What would you consider to be the far-reaching repercussions of a system losing accreditation (i.e., have you witnessed communities losing jobs and businesses due to losing accreditation)?
A: In 2008, Clayton County School System lost its accreditation. This was the first school system in 40 years. Clayton County community members have shared that in addition to a loss of students to the school system, local businesses and the economy were affected.
Does SACS have the power to remove school board members?
Can you explain the role of a SACS state chairman?
A: In each of our states and regions, we have a council that supports the state office staff. The council provides support for professional development activities sponsored by the state office, the council provides feedback to the state staff regarding activities and initiatives, and the council reviews all accreditation activities within the state before reports and accreditation recommendations are sent to the Accreditation Commission. The council chair presides over the council meetings.
Could you explain what you deem a “spirit of harmony” in regard to board operations? And at what point would you determine a board is not following a “spirit of harmony?”
A: As part of the AdvancED Standards, Standard 2: Governance and Leadership, “The governing body operates responsibly and functions effectively.”
This includes collaboratively making decisions in the best interest of the school system and working together in a collegial group to support student achievement. A board absent of professionalism and in constant strife will struggle to meet the requirements of a responsible and effectively functioning board. Thus, a spirit of harmony reflects a positive culture and commitment to do what is in the best interest of all students.

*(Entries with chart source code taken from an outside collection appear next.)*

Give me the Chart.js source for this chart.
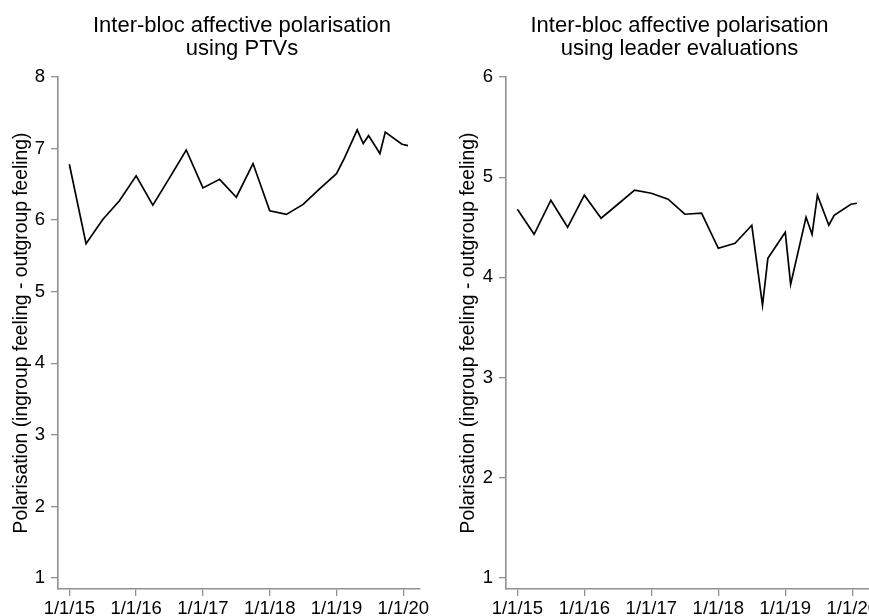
<!DOCTYPE html>
<html>
<head>
<meta charset="utf-8">
<script src="https://cdn.jsdelivr.net/npm/chart.js@4/dist/chart.umd.min.js"></script>
<style>
  html, body { margin: 0; padding: 0; background: #fff; overflow: hidden; }
  #wrap { position: relative; width: 869px; height: 616px; overflow: hidden; }
  canvas { position: absolute; top: 0; }
  #ptv { left: 0; }
  #leader { left: 434px; }
</style>
</head>
<body>
<div id="wrap">
  <canvas id="ptv" width="434" height="616"></canvas>
  <canvas id="leader" width="470" height="616"></canvas>
</div>
<script>
// survey dates as decimal years
const ptvDates = [2015.0, 2015.25, 2015.5, 2015.75, 2016.0, 2016.25, 2016.5, 2016.75,
  2017.0, 2017.25, 2017.5, 2017.75, 2018.0, 2018.25, 2018.5, 2018.75,
  2019.0, 2019.12, 2019.31, 2019.4, 2019.48, 2019.65, 2019.73, 2019.98, 2020.07];
const ptvValues = [6.78, 5.67, 6.01, 6.27, 6.62, 6.21, 6.59, 6.98,
  6.45, 6.57, 6.32, 6.79, 6.13, 6.08, 6.22, 6.44,
  6.65, 6.87, 7.26, 7.07, 7.18, 6.93, 7.23, 7.06, 7.04];

const leaderDates = [2015.0, 2015.25, 2015.5, 2015.75, 2016.0, 2016.25, 2016.5, 2016.75,
  2017.0, 2017.25, 2017.5, 2017.75, 2018.0, 2018.25, 2018.5, 2018.66, 2018.74,
  2019.0, 2019.08, 2019.31, 2019.4, 2019.48, 2019.65, 2019.73, 2019.98, 2020.07];
const leaderValues = [4.68, 4.43, 4.77, 4.5, 4.82, 4.59, 4.73, 4.87,
  4.84, 4.78, 4.63, 4.64, 4.29, 4.34, 4.52, 3.72, 4.19,
  4.45, 3.93, 4.6, 4.43, 4.82, 4.52, 4.62, 4.73, 4.74];

const xTickYears = [2015, 2016, 2017, 2018, 2019, 2020];
const ptvYTicks = [1, 2, 3, 4, 5, 6, 7, 8];
const leaderYTicks = [1, 2, 3, 4, 5, 6];

const yTitle = 'Polarisation (ingroup feeling - outgroup feeling)';
const ptvTitle = ['Inter-bloc affective polarisation', 'using PTVs'];
const leaderTitle = ['Inter-bloc affective polarisation', 'using leader evaluations'];

const FONT = "'Liberation Sans', Arial, Helvetica, sans-serif";
const AXIS = '#8f8f8f';

// nudge the title sideways from the plot centre
const titleShift = {
  id: 'titleShift',
  afterLayout(chart, args, opts) {
    const tb = chart.titleBlock;
    if (tb) { tb.left += opts.dx; tb.right += opts.dx; }
  }
};

const makeChart = (id, title, dates, values, yTicks, yMin, yAxisWidth, titlePad, padRight, dx) => {
  const points = dates.map((d, i) => ({x: d, y: values[i]}));
  return new Chart(document.getElementById(id), {
    type: 'line',
    data: {
      datasets: [{
        data: points,
        borderColor: '#000',
        borderWidth: 1.7,
        pointRadius: 0,
        tension: 0,
        fill: false
      }]
    },
    plugins: [titleShift],
    options: {
      responsive: false,
      animation: false,
      layout: { padding: { left: 0, right: padRight, top: 0, bottom: 0 } },
      plugins: {
        legend: { display: false },
        tooltip: { enabled: false },
        titleShift: { dx: dx },
        title: {
          display: true,
          text: title,
          fullSize: false,
          color: '#000',
          font: { family: FONT, size: 22, weight: 'normal', lineHeight: 1.02 },
          padding: { top: 15, bottom: 17.1 }
        }
      },
      scales: {
        x: {
          type: 'linear',
          min: 2014.83,
          max: 2020.25,
          afterBuildTicks: axis => { axis.ticks = xTickYears.map(v => ({value: v})); },
          afterFit: axis => { axis.height = 27; },
          grid: { display: true, drawOnChartArea: false, drawTicks: true, tickLength: 7, color: AXIS, lineWidth: 1.3 },
          border: { display: true, color: AXIS, width: 1.6 },
          ticks: {
            color: '#000',
            padding: 2,
            maxRotation: 0,
            autoSkip: false,
            font: { family: FONT, size: 18.5 },
            callback: v => '1/1/' + String(v).slice(2)
          }
        },
        y: {
          min: yMin,
          max: yTicks[yTicks.length - 1],
          afterBuildTicks: axis => { axis.ticks = yTicks.map(v => ({value: v})); },
          afterFit: axis => { axis.width = yAxisWidth; },
          grid: { display: true, drawOnChartArea: false, drawTicks: true, tickLength: 7, color: AXIS, lineWidth: 1.3 },
          border: { display: true, color: AXIS, width: 1.6 },
          ticks: {
            color: '#000',
            padding: 6,
            font: { family: FONT, size: 18.5 }
          },
          title: {
            display: true,
            text: yTitle,
            color: '#000',
            font: { family: FONT, size: 19.3 },
            padding: { top: titlePad, bottom: 0 }
          }
        }
      }
    }
  });
};

makeChart('ptv', ptvTitle, ptvDates, ptvValues, ptvYTicks, 0.846, 58, 10, 14, 3);
makeChart('leader', leaderTitle, leaderDates, leaderValues, leaderYTicks, 0.89, 72, 23, 35, -8);
</script>
</body>
</html>
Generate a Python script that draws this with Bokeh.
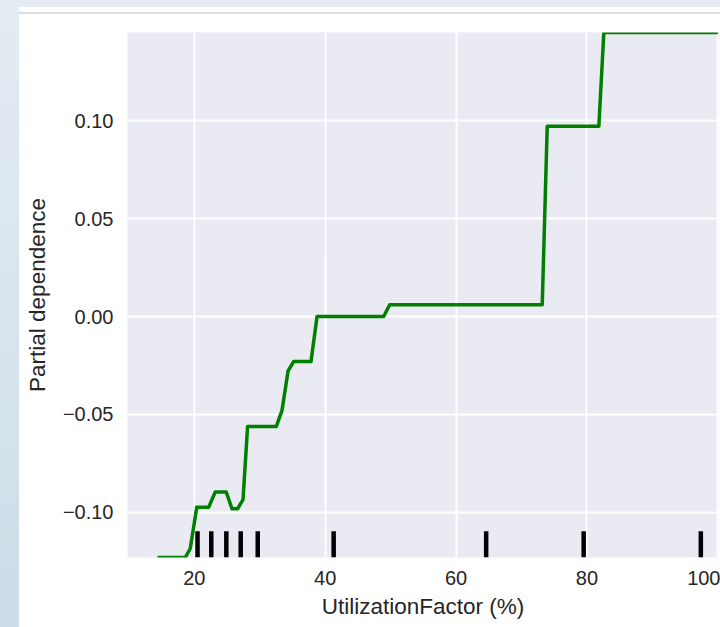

The letter sent to SACS specifically calls into question the use of county school facilities by Excel Christian Academy, the use of facilities by the Rome Volleyball Club and a board retreat held in Floyd County, which Gray said had the appearance of wrongdoing. She also cited the possible conflict of interest in violation of board policy and SACS standards involving Nelson and plan reviews he had signed as district supervisor for Bartow County Coosa River Soil and Water Conservation District Erosion and Sediment Control Plan Review with regard to the new Emerson Elementary School site.
In last week’s general election, Gray lost her Post 4 seat to Fred Kittle, who will take office Jan. 1.
Repercussions of SACS investigations and findings have hit headlines lately in other parts of the state. For example, Gov. Nathan Deal in September signed an executive order naming five replacements to the Miller County School Board after the system was put on probation by SACS.
The governor dissolved the board and named a committee of educators to recommend replacements.
Clayton County faced another warning from SACS this year. A Sept. 30 article by the Atlanta Journal-Constitution concerning a warning by SACS toward the county’s school board due to infighting reports aftermath of the 2008 accreditation loss, stated, “In the months after the system lost accreditation, more than 3,200 students fled the district. The county’s overall population, which reached almost 280,000 in the late 2000s, is down about 20,000 people, according to Census estimates.”
The school system also lost more than $20 million in state education dollars due to the accreditation loss.